▶ RECORDED INFORMATION:

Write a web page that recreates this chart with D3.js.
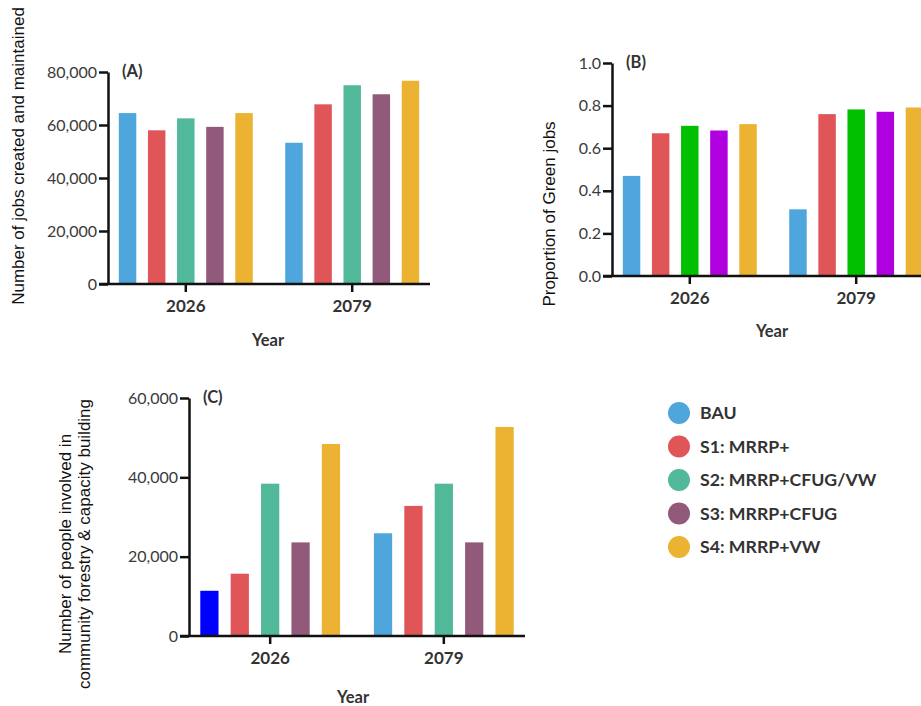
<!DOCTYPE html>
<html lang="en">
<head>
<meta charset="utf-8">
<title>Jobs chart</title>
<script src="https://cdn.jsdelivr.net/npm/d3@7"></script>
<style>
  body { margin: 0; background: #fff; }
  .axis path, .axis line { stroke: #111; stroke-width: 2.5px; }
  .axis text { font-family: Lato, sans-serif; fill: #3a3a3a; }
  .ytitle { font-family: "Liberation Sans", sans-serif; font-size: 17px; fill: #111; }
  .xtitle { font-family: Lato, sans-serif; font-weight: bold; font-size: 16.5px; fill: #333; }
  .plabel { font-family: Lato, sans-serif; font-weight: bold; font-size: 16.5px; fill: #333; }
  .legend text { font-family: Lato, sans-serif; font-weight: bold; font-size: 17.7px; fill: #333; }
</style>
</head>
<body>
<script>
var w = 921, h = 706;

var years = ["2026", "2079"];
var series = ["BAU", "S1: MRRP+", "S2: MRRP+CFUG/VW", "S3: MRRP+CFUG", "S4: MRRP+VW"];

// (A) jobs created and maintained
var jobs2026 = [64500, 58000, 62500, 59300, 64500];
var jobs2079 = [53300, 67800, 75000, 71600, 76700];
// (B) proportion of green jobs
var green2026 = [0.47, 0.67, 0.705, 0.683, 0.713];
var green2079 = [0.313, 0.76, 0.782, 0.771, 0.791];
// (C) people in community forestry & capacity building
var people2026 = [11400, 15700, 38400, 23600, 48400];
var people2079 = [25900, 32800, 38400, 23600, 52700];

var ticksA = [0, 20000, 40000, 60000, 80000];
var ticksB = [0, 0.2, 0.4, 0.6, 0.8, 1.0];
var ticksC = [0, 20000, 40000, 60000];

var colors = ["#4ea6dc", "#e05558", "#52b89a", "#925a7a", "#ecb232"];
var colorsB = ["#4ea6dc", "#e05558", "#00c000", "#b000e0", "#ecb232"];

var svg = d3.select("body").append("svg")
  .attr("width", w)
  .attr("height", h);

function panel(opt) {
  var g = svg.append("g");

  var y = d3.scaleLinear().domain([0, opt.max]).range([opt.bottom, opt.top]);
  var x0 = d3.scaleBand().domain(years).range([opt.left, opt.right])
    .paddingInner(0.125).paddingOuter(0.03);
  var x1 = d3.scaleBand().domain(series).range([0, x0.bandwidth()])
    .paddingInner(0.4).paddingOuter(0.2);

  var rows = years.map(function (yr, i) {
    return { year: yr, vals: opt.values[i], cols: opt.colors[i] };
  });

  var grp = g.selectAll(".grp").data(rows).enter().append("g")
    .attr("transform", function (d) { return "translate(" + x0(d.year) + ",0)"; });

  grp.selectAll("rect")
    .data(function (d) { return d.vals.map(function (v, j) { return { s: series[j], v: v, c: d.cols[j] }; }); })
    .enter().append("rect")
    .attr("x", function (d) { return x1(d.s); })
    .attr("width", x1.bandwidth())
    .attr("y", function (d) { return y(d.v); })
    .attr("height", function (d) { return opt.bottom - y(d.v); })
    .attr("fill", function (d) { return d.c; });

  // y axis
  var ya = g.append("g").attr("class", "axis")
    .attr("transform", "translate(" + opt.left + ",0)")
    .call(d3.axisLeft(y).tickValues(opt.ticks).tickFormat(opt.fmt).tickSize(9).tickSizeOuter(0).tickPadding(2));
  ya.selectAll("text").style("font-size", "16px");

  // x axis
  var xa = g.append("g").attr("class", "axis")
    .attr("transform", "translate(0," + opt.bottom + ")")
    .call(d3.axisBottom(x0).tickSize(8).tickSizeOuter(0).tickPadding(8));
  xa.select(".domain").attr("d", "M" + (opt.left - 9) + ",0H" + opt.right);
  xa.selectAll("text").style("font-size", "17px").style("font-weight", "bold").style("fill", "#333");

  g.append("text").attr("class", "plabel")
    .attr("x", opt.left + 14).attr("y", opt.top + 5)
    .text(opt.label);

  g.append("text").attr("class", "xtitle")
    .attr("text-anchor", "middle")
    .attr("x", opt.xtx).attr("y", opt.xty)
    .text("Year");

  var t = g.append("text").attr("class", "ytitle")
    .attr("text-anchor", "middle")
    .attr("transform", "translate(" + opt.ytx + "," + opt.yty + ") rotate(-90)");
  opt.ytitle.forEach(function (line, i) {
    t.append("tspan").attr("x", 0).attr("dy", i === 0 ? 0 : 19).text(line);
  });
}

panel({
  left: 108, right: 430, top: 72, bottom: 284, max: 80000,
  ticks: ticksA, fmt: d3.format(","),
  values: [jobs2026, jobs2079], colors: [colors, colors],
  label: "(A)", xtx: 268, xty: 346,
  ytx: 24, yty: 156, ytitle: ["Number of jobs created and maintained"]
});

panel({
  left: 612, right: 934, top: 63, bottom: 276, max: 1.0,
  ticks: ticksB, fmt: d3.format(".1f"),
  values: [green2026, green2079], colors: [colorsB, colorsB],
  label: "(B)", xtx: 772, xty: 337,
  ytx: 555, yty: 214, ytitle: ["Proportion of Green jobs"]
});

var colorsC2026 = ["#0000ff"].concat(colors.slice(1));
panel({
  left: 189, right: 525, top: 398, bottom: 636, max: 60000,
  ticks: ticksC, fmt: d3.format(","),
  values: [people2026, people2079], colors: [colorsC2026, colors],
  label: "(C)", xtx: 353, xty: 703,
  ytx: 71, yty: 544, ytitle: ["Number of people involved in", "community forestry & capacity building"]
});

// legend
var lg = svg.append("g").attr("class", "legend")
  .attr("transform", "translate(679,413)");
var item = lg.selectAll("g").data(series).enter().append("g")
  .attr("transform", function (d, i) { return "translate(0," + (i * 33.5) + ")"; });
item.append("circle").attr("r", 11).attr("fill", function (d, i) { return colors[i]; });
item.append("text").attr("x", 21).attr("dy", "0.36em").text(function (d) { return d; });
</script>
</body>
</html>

▶ GIVEN REQUEST: Repeat the data in full and exactly. Omit pictures.

▶ OUTPUT:
Write a web page that recreates this chart with D3.js.
<!DOCTYPE html>
<html lang="en">
<head>
<meta charset="utf-8">
<title>Jobs chart</title>
<script src="https://cdn.jsdelivr.net/npm/d3@7"></script>
<style>
  body { margin: 0; background: #fff; }
  .axis path, .axis line { stroke: #111; stroke-width: 2.5px; }
  .axis text { font-family: Lato, sans-serif; fill: #3a3a3a; }
  .ytitle { font-family: "Liberation Sans", sans-serif; font-size: 17px; fill: #111; }
  .xtitle { font-family: Lato, sans-serif; font-weight: bold; font-size: 16.5px; fill: #333; }
  .plabel { font-family: Lato, sans-serif; font-weight: bold; font-size: 16.5px; fill: #333; }
  .legend text { font-family: Lato, sans-serif; font-weight: bold; font-size: 17.7px; fill: #333; }
</style>
</head>
<body>
<script>
var w = 921, h = 706;

var years = ["2026", "2079"];
var series = ["BAU", "S1: MRRP+", "S2: MRRP+CFUG/VW", "S3: MRRP+CFUG", "S4: MRRP+VW"];

// (A) jobs created and maintained
var jobs2026 = [64500, 58000, 62500, 59300, 64500];
var jobs2079 = [53300, 67800, 75000, 71600, 76700];
// (B) proportion of green jobs
var green2026 = [0.47, 0.67, 0.705, 0.683, 0.713];
var green2079 = [0.313, 0.76, 0.782, 0.771, 0.791];
// (C) people in community forestry & capacity building
var people2026 = [11400, 15700, 38400, 23600, 48400];
var people2079 = [25900, 32800, 38400, 23600, 52700];

var ticksA = [0, 20000, 40000, 60000, 80000];
var ticksB = [0, 0.2, 0.4, 0.6, 0.8, 1.0];
var ticksC = [0, 20000, 40000, 60000];

var colors = ["#4ea6dc", "#e05558", "#52b89a", "#925a7a", "#ecb232"];
var colorsB = ["#4ea6dc", "#e05558", "#00c000", "#b000e0", "#ecb232"];

var svg = d3.select("body").append("svg")
  .attr("width", w)
  .attr("height", h);

function panel(opt) {
  var g = svg.append("g");

  var y = d3.scaleLinear().domain([0, opt.max]).range([opt.bottom, opt.top]);
  var x0 = d3.scaleBand().domain(years).range([opt.left, opt.right])
    .paddingInner(0.125).paddingOuter(0.03);
  var x1 = d3.scaleBand().domain(series).range([0, x0.bandwidth()])
    .paddingInner(0.4).paddingOuter(0.2);

  var rows = years.map(function (yr, i) {
    return { year: yr, vals: opt.values[i], cols: opt.colors[i] };
  });

  var grp = g.selectAll(".grp").data(rows).enter().append("g")
    .attr("transform", function (d) { return "translate(" + x0(d.year) + ",0)"; });

  grp.selectAll("rect")
    .data(function (d) { return d.vals.map(function (v, j) { return { s: series[j], v: v, c: d.cols[j] }; }); })
    .enter().append("rect")
    .attr("x", function (d) { return x1(d.s); })
    .attr("width", x1.bandwidth())
    .attr("y", function (d) { return y(d.v); })
    .attr("height", function (d) { return opt.bottom - y(d.v); })
    .attr("fill", function (d) { return d.c; });

  // y axis
  var ya = g.append("g").attr("class", "axis")
    .attr("transform", "translate(" + opt.left + ",0)")
    .call(d3.axisLeft(y).tickValues(opt.ticks).tickFormat(opt.fmt).tickSize(9).tickSizeOuter(0).tickPadding(2));
  ya.selectAll("text").style("font-size", "16px");

  // x axis
  var xa = g.append("g").attr("class", "axis")
    .attr("transform", "translate(0," + opt.bottom + ")")
    .call(d3.axisBottom(x0).tickSize(8).tickSizeOuter(0).tickPadding(8));
  xa.select(".domain").attr("d", "M" + (opt.left - 9) + ",0H" + opt.right);
  xa.selectAll("text").style("font-size", "17px").style("font-weight", "bold").style("fill", "#333");

  g.append("text").attr("class", "plabel")
    .attr("x", opt.left + 14).attr("y", opt.top + 5)
    .text(opt.label);

  g.append("text").attr("class", "xtitle")
    .attr("text-anchor", "middle")
    .attr("x", opt.xtx).attr("y", opt.xty)
    .text("Year");

  var t = g.append("text").attr("class", "ytitle")
    .attr("text-anchor", "middle")
    .attr("transform", "translate(" + opt.ytx + "," + opt.yty + ") rotate(-90)");
  opt.ytitle.forEach(function (line, i) {
    t.append("tspan").attr("x", 0).attr("dy", i === 0 ? 0 : 19).text(line);
  });
}

panel({
  left: 108, right: 430, top: 72, bottom: 284, max: 80000,
  ticks: ticksA, fmt: d3.format(","),
  values: [jobs2026, jobs2079], colors: [colors, colors],
  label: "(A)", xtx: 268, xty: 346,
  ytx: 24, yty: 156, ytitle: ["Number of jobs created and maintained"]
});

panel({
  left: 612, right: 934, top: 63, bottom: 276, max: 1.0,
  ticks: ticksB, fmt: d3.format(".1f"),
  values: [green2026, green2079], colors: [colorsB, colorsB],
  label: "(B)", xtx: 772, xty: 337,
  ytx: 555, yty: 214, ytitle: ["Proportion of Green jobs"]
});

var colorsC2026 = ["#0000ff"].concat(colors.slice(1));
panel({
  left: 189, right: 525, top: 398, bottom: 636, max: 60000,
  ticks: ticksC, fmt: d3.format(","),
  values: [people2026, people2079], colors: [colorsC2026, colors],
  label: "(C)", xtx: 353, xty: 703,
  ytx: 71, yty: 544, ytitle: ["Number of people involved in", "community forestry & capacity building"]
});

// legend
var lg = svg.append("g").attr("class", "legend")
  .attr("transform", "translate(679,413)");
var item = lg.selectAll("g").data(series).enter().append("g")
  .attr("transform", function (d, i) { return "translate(0," + (i * 33.5) + ")"; });
item.append("circle").attr("r", 11).attr("fill", function (d, i) { return colors[i]; });
item.append("text").attr("x", 21).attr("dy", "0.36em").text(function (d) { return d; });
</script>
</body>
</html>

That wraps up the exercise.